By Guy Harris

In recent Bud to Boss workshops, I have been getting a question similar to the title of this post in several ways. While the questions are not always phrased the same way, they tend the same direction: longing for a return to “normal” as we reach the end of pandemic-imposed lockdowns, shutdowns, and isolation.

Every situation is a bit different, and the question does not apply to every front-line supervisor. Still, estimates range from around 33% of workers to more that 40% of workers having worked away from their normal location for some period during the last two years as a result of the covid-19 pandemic.

If somewhere around 40% of all workers “went home” to work for a while, that means that at least 40% of all supervisors have been dealing with frequently shifting workplace norms and practices for over two years. I say at least 40% because considering only the workers who could work remotely does not include the businesses that shut down and then restarted once workers could return to their workplaces. Whatever the actual number of supervisors and employees affected, it is a big number.

These sudden changes and their long-lasting impact can get exhausting and hoping for relief is completely normal. Thus, the question: when will we get back to where we were?
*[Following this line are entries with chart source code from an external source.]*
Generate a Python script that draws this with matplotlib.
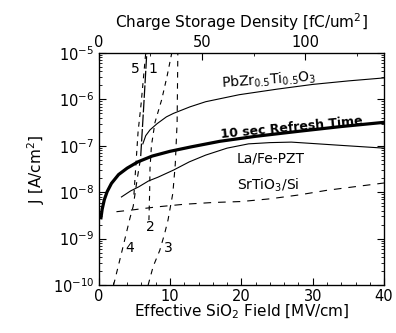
import matplotlib
matplotlib.use("Agg")
import matplotlib.pyplot as plt
from matplotlib.ticker import FixedLocator, LogLocator, NullFormatter, MultipleLocator

plt.rcParams['font.family'] = ['DejaVu Sans']
plt.rcParams['mathtext.default'] = 'regular'
plt.rcParams['lines.scale_dashes'] = False

# ---- data (field E in MV/cm, J in A/cm^2) ----
refresh_E = [0.3, 0.5, 0.8, 1.2, 1.8, 2.8, 4.0, 5.5, 7.5, 10, 13, 17, 22, 28, 34, 40]
refresh_J = [2.6e-9, 4.3e-9, 6.9e-9, 1.03e-8, 1.55e-8, 2.4e-8, 3.3e-8, 4.5e-8, 6.0e-8,
             7.6e-8, 9.5e-8, 1.25e-7, 1.6e-7, 2.05e-7, 2.6e-7, 3.2e-7]

pzt_E = [6.2, 6.6, 7.2, 8.2, 9.5, 10.5, 12.8, 15, 19.7, 25, 30, 35, 40]
pzt_J = [1.1e-7, 1.65e-7, 2.2e-7, 3.0e-7, 4.2e-7, 5.0e-7, 6.9e-7, 8.9e-7, 1.26e-6,
         1.66e-6, 2.1e-6, 2.5e-6, 2.9e-6]

lafe_E = [3.2, 4.5, 5.6, 7, 8.3, 10.5, 12.7, 15, 18, 21, 24, 27, 30, 34, 40]
lafe_J = [7.9e-9, 1.07e-8, 1.3e-8, 1.75e-8, 2.1e-8, 3.0e-8, 4.5e-8, 6.3e-8, 8.9e-8,
          1.1e-7, 1.17e-7, 1.2e-7, 1.12e-7, 1.02e-7, 8.9e-8]

sto_E = [2.5, 5, 8, 12, 16, 20, 24, 28, 32, 36, 40]
sto_J = [3.8e-9, 4.2e-9, 4.8e-9, 5.5e-9, 6.0e-9, 6.3e-9, 7.2e-9, 8.7e-9, 1.1e-8, 1.32e-8, 1.58e-8]

c4_E = [2.1, 3.3, 4.4, 4.85, 5.4, 5.95]
c4_J = [1e-10, 5.6e-10, 2.8e-9, 5.0e-9, 1.9e-8, 6.3e-8]
c5_E = [5.9, 6.3, 6.75]
c5_J = [6.0e-8, 6.3e-7, 1e-5]
c1_E = [4.95, 5.25, 5.53, 5.95, 6.6]
c1_J = [8.9e-9, 4.5e-8, 2.0e-7, 7.9e-7, 1e-5]
c2_E = [7.05, 7.15, 7.2, 7.4, 7.9, 8.85, 9.6, 10.25]
c2_J = [2.5e-9, 1e-8, 3.2e-8, 1e-7, 3.2e-7, 1e-6, 3.2e-6, 1e-5]
c3_E = [6.94, 7.64, 8.57, 9.26, 9.72, 10.4, 10.74, 11.0, 11.1]
c3_J = [1e-10, 2.5e-10, 5.6e-10, 1.3e-9, 2.5e-9, 9.5e-9, 4.0e-8, 3.2e-7, 1e-5]

curve_labels = ['5', '1', '4', '2', '3']
curve_label_E = [5.1, 7.6, 4.4, 7.2, 9.7]
curve_label_J = [4.5e-6, 4.5e-6, 6.3e-10, 1.8e-9, 6.3e-10]

x_ticks = [0, 10, 20, 30, 40]
top_ticks = [0, 50, 100]
top_minor = [25, 75, 125]
EPS_SIO2 = 3.45  # fC/um^2 per MV/cm

fig = plt.figure(figsize=(3.96, 3.33), dpi=100)
ax = fig.add_axes([0.249, 0.144, 0.721, 0.697])

ax.plot(refresh_E, refresh_J, color='black', lw=2.3, solid_capstyle='butt')
ax.plot(pzt_E, pzt_J, color='black', lw=0.8)
ax.plot(lafe_E, lafe_J, color='black', lw=0.8)
ax.plot(sto_E, sto_J, color='black', lw=0.8, dashes=(5.5, 5))
ax.plot(c4_E, c4_J, color='black', lw=0.8, dashes=(4, 4))
ax.plot(c5_E, c5_J, color='black', lw=0.9, dashes=(9, 1.5))
ax.plot(c1_E, c1_J, color='black', lw=0.8, dashes=(3.5, 3.5))
ax.plot(c2_E, c2_J, color='black', lw=0.8, dashes=(3.5, 3.5))
ax.plot(c3_E, c3_J, color='black', lw=0.8, dashes=(4, 4))

ax.set_yscale('log')
ax.set_xlim(0, 40)
ax.set_ylim(1e-10, 1e-5)

fs = 10.5
lfs = 11
ax.set_xticks(x_ticks)
ax.xaxis.set_minor_locator(MultipleLocator(2))
ax.yaxis.set_major_locator(LogLocator(base=10, numticks=10))
ax.yaxis.set_minor_locator(LogLocator(base=10, subs=range(2, 10), numticks=10))
ax.yaxis.set_minor_formatter(NullFormatter())
ax.tick_params(which='both', direction='in', top=False, right=True, labelsize=fs)
ax.tick_params(which='major', length=5, width=0.8, pad=3)
ax.tick_params(which='minor', length=2.5, width=0.6)
for s in ax.spines.values():
    s.set_linewidth(0.9)

ax2 = ax.twiny()
xl = ax.get_xlim()
ax2.set_xlim(xl[0] * EPS_SIO2, xl[1] * EPS_SIO2)
ax2.set_xticks(top_ticks)
ax2.xaxis.set_minor_locator(FixedLocator(top_minor))
ax2.tick_params(which='both', direction='in', labelsize=fs)
ax2.tick_params(which='major', length=5, width=0.8, pad=2)
ax2.tick_params(which='minor', length=2.5, width=0.6)
ax2.set_xlabel('Charge Storage Density [fC/um$^2$]', fontsize=lfs, labelpad=5)

ax.set_xlabel('Effective SiO$_2$ Field [MV/cm]', fontsize=lfs, labelpad=-1)
ax.set_ylabel('J [A/cm$^2$]', fontsize=lfs, labelpad=4)

tfs = 10
ax.text(17.1, 2.6e-6, 'PbZr$_{0.5}$Ti$_{0.5}$O$_3$', fontsize=tfs, rotation=4,
        va='center', ha='left')
ax.text(17.0, 2.5e-7, '10 sec Refresh Time', fontsize=9, rotation=5.5,
        va='center', ha='left', fontweight='bold')
ax.text(19.3, 5.4e-8, 'La/Fe-PZT', fontsize=tfs, va='center', ha='left')
ax.text(19.4, 1.4e-8, 'SrTiO$_3$/Si', fontsize=tfs, va='center', ha='left')

for lab, e, j in zip(curve_labels, curve_label_E, curve_label_J):
    ax.text(e, j, lab, fontsize=tfs, ha='center', va='center')

fig.savefig('out.png', dpi=100)
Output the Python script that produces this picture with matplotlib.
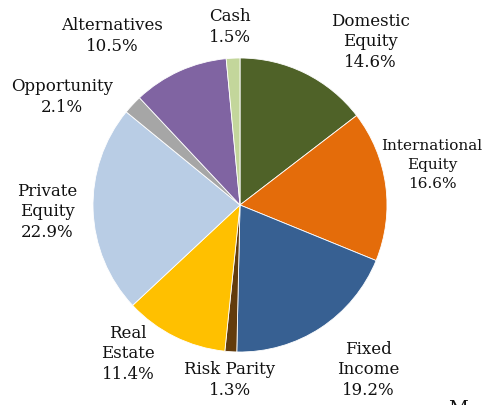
import matplotlib.pyplot as plt

# slice data, clockwise from 12 o'clock
labels = ["Domestic\nEquity", "International\nEquity", "Fixed\nIncome", "Risk Parity",
          "Real\nEstate", "Private\nEquity", "Opportunity", "Alternatives", "Cash"]
values = [14.6, 16.6, 19.2, 1.3, 11.4, 22.9, 2.1, 10.5, 1.5]
colors = ["#4F6228", "#E46C0A", "#376092", "#633C0C", "#FFC000",
          "#B9CDE5", "#A6A6A6", "#8064A2", "#C3D69B"]

# label centres in pixel coords (y from top)
label_pos = [(370, 42), (432, 165), (368, 370), (230, 380), (128, 354),
             (47, 212), (62, 97), (112, 36), (230, 27)]
label_size = [12, 11, 12, 12, 12, 12, 12, 12, 12]
label_spacing = [1.25, 1.5, 1.25, 1.25, 1.25, 1.25, 1.25, 1.25, 1.25]

W, H = 487, 405
fig = plt.figure(figsize=(W / 100, H / 100), dpi=100)
ax = fig.add_axes([0, 0, 1, 1])

ax.pie(values, colors=colors, startangle=90, counterclock=False,
       center=(240, H - 205), radius=147,
       wedgeprops=dict(edgecolor="white", linewidth=0.6), frame=True)
ax.set_xlim(0, W)
ax.set_ylim(0, H)
ax.set_aspect("equal")
ax.axis("off")

for lab, v, (x, y), fs, ls in zip(labels, values, label_pos, label_size, label_spacing):
    ax.text(x, H - y, f"{lab}\n{v:.1f}%", ha="center", va="center",
            fontsize=fs, family="DejaVu Serif", linespacing=ls, color="#111111")

# cut-off letter at bottom edge (only its top shows, as in the source)
ax.text(458, -13, "M", ha="center", va="bottom", fontsize=14,
        family="DejaVu Serif", color="#111111")

fig.savefig("out.png", dpi=100)
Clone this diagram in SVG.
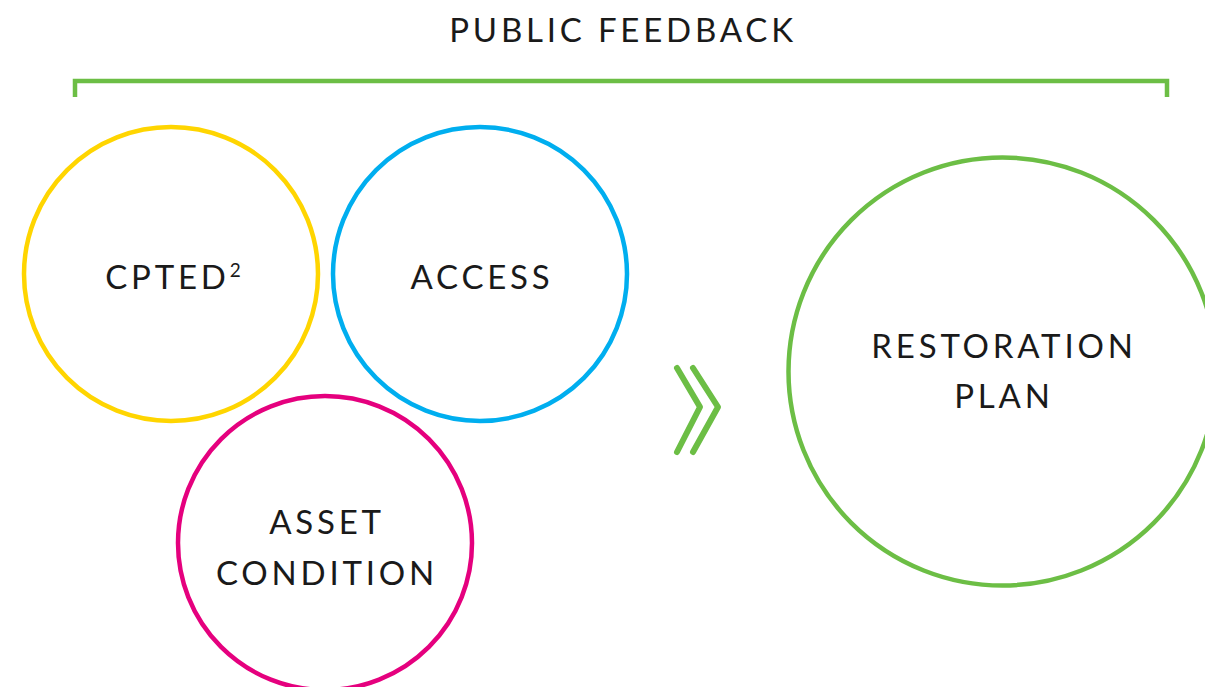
<svg xmlns="http://www.w3.org/2000/svg" width="1205" height="687" viewBox="0 0 1205 687">
<style>
.t{font-family:Lato,"Noto Sans","Liberation Sans",sans-serif;font-size:33px;fill:#1a1a1a;letter-spacing:3.8px;text-anchor:middle}
.c{fill:none;stroke-width:4.5}
.g{fill:none;stroke:#6cbe45;stroke-width:4.5}
</style>
<rect width="1205" height="687" fill="#fff"/>
<g id="title">
<text class="t" x="623" y="42">PUBLIC FEEDBACK</text>
<path class="g" d="M75 97V81H1167V97"/>
</g>
<g id="cpted">
<circle class="c" cx="171" cy="274" r="147" stroke="#ffd500"/>
<text class="t" x="173" y="289">CPTED<tspan font-size="19" dy="-12" letter-spacing="0">2</tspan></text>
</g>
<g id="access">
<circle class="c" cx="480" cy="274" r="147" stroke="#00aeef"/>
<text class="t" x="482" y="289">ACCESS</text>
</g>
<g id="asset">
<circle class="c" cx="325" cy="543" r="147" stroke="#e5007e"/>
<text class="t" x="327" y="534">ASSET</text>
<text class="t" x="327" y="585">CONDITION</text>
</g>
<g id="restoration">
<circle class="c" cx="1002.5" cy="371.5" r="214" stroke="#6cbe45"/>
<text class="t" x="1004" y="358">RESTORATION</text>
<text class="t" x="1004" y="408">PLAN</text>
</g>
<g id="connectors">
<path d="M677 368L700 407L677 452M693 368L718 407L693 452" fill="none" stroke="#6cbe45" stroke-width="6" stroke-linecap="round" stroke-linejoin="round"/>
</g>
</svg>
The short answer is never.

Too much has changed – permanently – for us to ever go back to where we were pre-pandemic. It just is not going to happen. For example:

  • People who were single are now married.
  • People who were married are now not married.
  • People who had no children now have children.
  • People who had children living at home now do not.
  • People who had healthy parents are now caring for their parents.
  • People who had never worked from home have now done so.
  • People who were uncomfortable with video calls are now video call masters.

In short, your team member’s expectations, life experiences, home environments, and work relationships have changed in ways that make it impossible to go back like it was before the pandemic. It cannot go back like it was because the world, your business, and their lives are not like it was.

And that’s okay. Hope does not lie in the past anyway. It lies in the future.

As my friend and colleague, Kevin Eikenberry says: “The status quo requires no leadership.”

We do not need leaders for things to stay the same. We need leaders to point us and lead us to the future. Hope lies in focusing on where we are going more than it lies in longing for the past.

If you find yourself longing and hoping for your team to return to the way things worked in the past, shift your focus to the future. Rather than trying to recreate the past, envision and drive for a better future. Your team will perform better, and you will feel more optimistic and energized.